All output from farming has inherent value and nothing should be considered as waste if it is put to gainful use, the committee notes. Cleaning, sorting and grading of agri-produce to make it saleable, bee keeping, mushroom cultivation, backyard poultry, dairying and sheep rearing — in short, activities that utilise the spare time of the family also qualify as secondary agriculture.

The committee redefines a farmer’s productivity as income per man-day and not just yield per acre or hectare.

The term “secondary agriculture” has not been defined in India. It refers to a level above primary and commonly means agro-based manufacturing. The Planning Commission had constituted the Technical Advisory Committee on Secondary Agriculture in 2007. It submitted its report in October 2008 but stopped short of defining it. It said the term “is very broad as it includes all food and non-food bio-resource-based products for human and industrial use”.

In the US, primary agriculture means cultivation, tilling of soil and growing and harvesting of any agricultural commodity. Secondary agriculture is “performed either by a farmer or on a farm as an incident to or in conjunction with such farming operations”. It includes “assembling, ripening, cleaning, grading, sorting, drying, preserving, packing and storing” fruits and vegetables but does not include processing of fruits and vegetables from their natural state.

Secondary agricultural activities complement primary agricultural activities and do not just supplement them, in the committee’s view.

Citing examples, the DFI Committee notes that composting has been attempted for several decades but needs a fresh approach that focuses on its commercial viability as an enterprise, The committee “strongly recommends” expenditure on extension and marketing to make compositing a profitable business.
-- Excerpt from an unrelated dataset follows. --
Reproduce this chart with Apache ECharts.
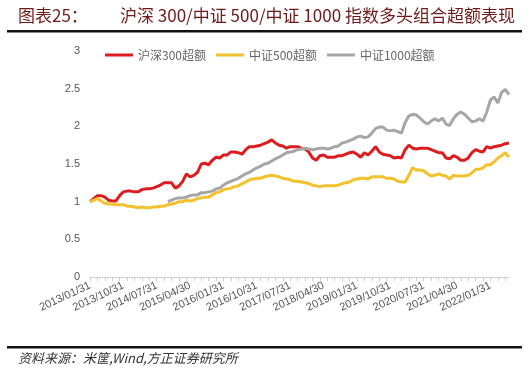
<!DOCTYPE html>
<html><head><meta charset="utf-8">
<script src="https://cdn.jsdelivr.net/npm/echarts@6/dist/echarts.min.js"></script>
<style>html,body{margin:0;padding:0;background:#fff}#c{width:531px;height:375px}</style>
</head><body><div id="c"></div>
<script>
const dates = [
"2013/01/31","2013/02/28","2013/03/31","2013/04/30","2013/05/31","2013/06/30","2013/07/31","2013/08/31","2013/09/30","2013/10/31","2013/11/30","2013/12/31",
"2014/01/31","2014/02/28","2014/03/31","2014/04/30","2014/05/31","2014/06/30","2014/07/31","2014/08/31","2014/09/30","2014/10/31","2014/11/30","2014/12/31",
"2015/01/31","2015/02/28","2015/03/31","2015/04/30","2015/05/31","2015/06/30","2015/07/31","2015/08/31","2015/09/30","2015/10/31","2015/11/30","2015/12/31",
"2016/01/31","2016/02/29","2016/03/31","2016/04/30","2016/05/31","2016/06/30","2016/07/31","2016/08/31","2016/09/30","2016/10/31","2016/11/30","2016/12/31",
"2017/01/31","2017/02/28","2017/03/31","2017/04/30","2017/05/31","2017/06/30","2017/07/31","2017/08/31","2017/09/30","2017/10/31","2017/11/30","2017/12/31",
"2018/01/31","2018/02/28","2018/03/31","2018/04/30","2018/05/31","2018/06/30","2018/07/31","2018/08/31","2018/09/30","2018/10/31","2018/11/30","2018/12/31",
"2019/01/31","2019/02/28","2019/03/31","2019/04/30","2019/05/31","2019/06/30","2019/07/31","2019/08/31","2019/09/30","2019/10/31","2019/11/30","2019/12/31",
"2020/01/31","2020/02/29","2020/03/31","2020/04/30","2020/05/31","2020/06/30","2020/07/31","2020/08/31","2020/09/30","2020/10/31","2020/11/30","2020/12/31",
"2021/01/31","2021/02/28","2021/03/31","2021/04/30","2021/05/31","2021/06/30","2021/07/31","2021/08/31","2021/09/30","2021/10/31","2021/11/30","2021/12/31",
"2022/01/31","2022/02/28","2022/03/31","2022/04/30","2022/05/31","2022/06/30"
];
const hs300 = [1.00,1.04,1.08,1.08,1.06,1.02,1.01,1.01,1.08,1.13,1.14,1.14,
1.13,1.13,1.16,1.17,1.17,1.18,1.20,1.22,1.25,1.25,1.25,1.18,
1.21,1.27,1.37,1.33,1.35,1.39,1.50,1.51,1.49,1.55,1.59,1.58,
1.62,1.62,1.66,1.66,1.65,1.63,1.69,1.73,1.73,1.74,1.75,1.77,
1.79,1.82,1.78,1.75,1.74,1.71,1.73,1.73,1.73,1.71,1.70,1.66,
1.58,1.55,1.61,1.62,1.59,1.59,1.59,1.61,1.61,1.63,1.65,1.66,
1.63,1.59,1.65,1.62,1.67,1.73,1.66,1.63,1.62,1.61,1.58,1.59,
1.58,1.69,1.75,1.71,1.70,1.71,1.71,1.71,1.69,1.67,1.65,1.65,
1.58,1.57,1.61,1.59,1.55,1.55,1.58,1.65,1.69,1.67,1.66,1.73,
1.71,1.73,1.74,1.75,1.77,1.78];
const zz500 = [1.00,1.02,1.04,1.01,0.98,0.97,0.97,0.96,0.96,0.96,0.94,0.94,
0.93,0.92,0.93,0.92,0.92,0.93,0.93,0.94,0.94,0.96,0.97,0.98,
1.00,1.00,1.02,1.01,1.02,1.04,1.05,1.06,1.06,1.09,1.12,1.13,
1.16,1.17,1.18,1.20,1.21,1.24,1.26,1.29,1.30,1.31,1.31,1.33,
1.34,1.35,1.34,1.33,1.31,1.30,1.29,1.27,1.27,1.26,1.25,1.24,
1.22,1.21,1.20,1.21,1.21,1.21,1.21,1.22,1.24,1.25,1.26,1.29,
1.30,1.31,1.31,1.30,1.33,1.33,1.33,1.33,1.31,1.31,1.30,1.27,
1.26,1.26,1.35,1.45,1.42,1.42,1.41,1.37,1.34,1.35,1.37,1.35,
1.34,1.30,1.35,1.34,1.34,1.34,1.35,1.38,1.43,1.43,1.45,1.49,
1.49,1.53,1.58,1.61,1.65,1.59];
const zz1000 = [null,null,null,null,null,null,null,null,null,null,null,null,
null,null,null,null,null,null,null,null,null,1.00,1.02,1.04,
1.05,1.05,1.06,1.08,1.09,1.09,1.12,1.12,1.13,1.14,1.17,1.18,
1.22,1.25,1.27,1.29,1.31,1.34,1.37,1.39,1.42,1.45,1.47,1.50,
1.51,1.54,1.57,1.59,1.62,1.65,1.66,1.67,1.69,1.70,1.71,1.70,
1.69,1.70,1.71,1.71,1.70,1.71,1.73,1.74,1.78,1.79,1.81,1.83,
1.86,1.87,1.85,1.86,1.91,1.97,1.99,1.99,1.95,1.94,1.95,1.93,
1.91,2.05,2.14,2.16,2.15,2.11,2.06,2.03,2.07,2.10,2.07,2.11,
2.03,2.01,2.10,2.16,2.19,2.16,2.11,2.06,2.07,2.10,2.07,2.19,
2.35,2.39,2.31,2.45,2.49,2.42];
const seriesNames = ["沪深300超额","中证500超额","中证1000超额"];
const yTicks = [0,0.5,1,1.5,2,2.5,3];

const chart = echarts.init(document.getElementById('c'));
chart.setOption({
  animation:false,
  backgroundColor:'#fff',
  color:['#dc1c1f','#f3c12c','#a6a6a6'],
  graphic:[
    {type:'text',left:18,top:7,style:{text:'图表25：',font:'17px "Noto Sans CJK SC"',fill:'#6e1a1a'}},
    {type:'text',left:120,top:7,style:{text:'沪深 300/中证 500/中证 1000 指数多头组合超额表现',font:'17px "Noto Sans CJK SC"',fill:'#6e1a1a'}},
    {type:'rect',shape:{x:7,y:30,width:515,height:2.5},style:{fill:'#111'}},
    {type:'rect',shape:{x:7,y:346,width:515,height:2.5},style:{fill:'#111'}},
    {type:'text',left:18,top:352,style:{text:'资料来源：米筐,Wind,方正证券研究所',font:'italic 13px "Noto Sans CJK SC"',fill:'#333'}}
  ],
  legend:{
    top:44,left:100,itemWidth:28,itemHeight:3,itemGap:10,
    icon:'rect',
    textStyle:{color:'#666',fontSize:12,fontFamily:'"Noto Sans CJK SC"'},
    data:seriesNames
  },
  grid:{left:90,right:22,top:51,bottom:98,containLabel:false},
  xAxis:{
    type:'category',data:dates,boundaryGap:false,
    axisLine:{lineStyle:{color:'#d0d0d0'}},
    axisTick:{interval:1,length:4,lineStyle:{color:'#cccccc'}},
    axisLabel:{interval:8,rotate:25,color:'#555',fontSize:11,fontFamily:'Arial, "Liberation Sans"',margin:8}
  },
  yAxis:{
    type:'value',min:yTicks[0],max:yTicks[yTicks.length-1],interval:0.5,
    axisLine:{show:false},axisTick:{show:false},splitLine:{show:false},
    axisLabel:{color:'#555',fontSize:11,fontFamily:'Arial, "Liberation Sans"',margin:10}
  },
  series:[
    {name:seriesNames[0],type:'line',data:hs300,symbol:'none',lineStyle:{width:3}},
    {name:seriesNames[1],type:'line',data:zz500,symbol:'none',lineStyle:{width:3}},
    {name:seriesNames[2],type:'line',data:zz1000,symbol:'none',lineStyle:{width:3}}
  ]
});
</script></body></html>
In the committee’s view, it can generate large number of jobs and enhance rural income.

It calls upon the government to exempt traded compost from Goods and Services Tax and make it eligible for concessional finance by associating it with the Swachch Bharat Abhiyan or Clean India Mission.

Establishment of custom-hiring centres by youth “can create a whole layer of service industry in rural areas”, the committee notes. They need to be trained, given financial incentives and integrated with farm machinery manufacturers. This, according to the committee, would help stem distress migration to urban areas.

“A new and emerging area with additional non-farm income stream for farmers,” in the committee’s view is solar electricity generation and sale to grids in rain-fed areas. This will complement the government effort at promoting solar pumps.

The committee notes that activities that have been practised for long in rural areas need to be “mainstreamed” and made part of departmental development schemes. These are bee-keeping; making products from palmyra palm, eucalyptus, neem, bamboo, coir, daincha, mahua, aloe vera and babui grass; bull and ram servicing and sericulture.

The share of agriculture in rural income is falling. The DFI Committee wants to reverse this trend and increase the contribution of agriculture.

The share of non-farm activities in rural income has risen from 26 per cent in 1970 to 68 per cent in 2015. That of farm income in total rural income has declined from 74 per cent to 32 per cent during this period.

Rural India’s output grew seven-fold between 1970-71 and 2012-12 but employment did not even double during this period. While a chunk of the rural workforce withdrew from farming, much of it did not join non-farm sectors. It sought employment in manufacturing, construction and the services industries.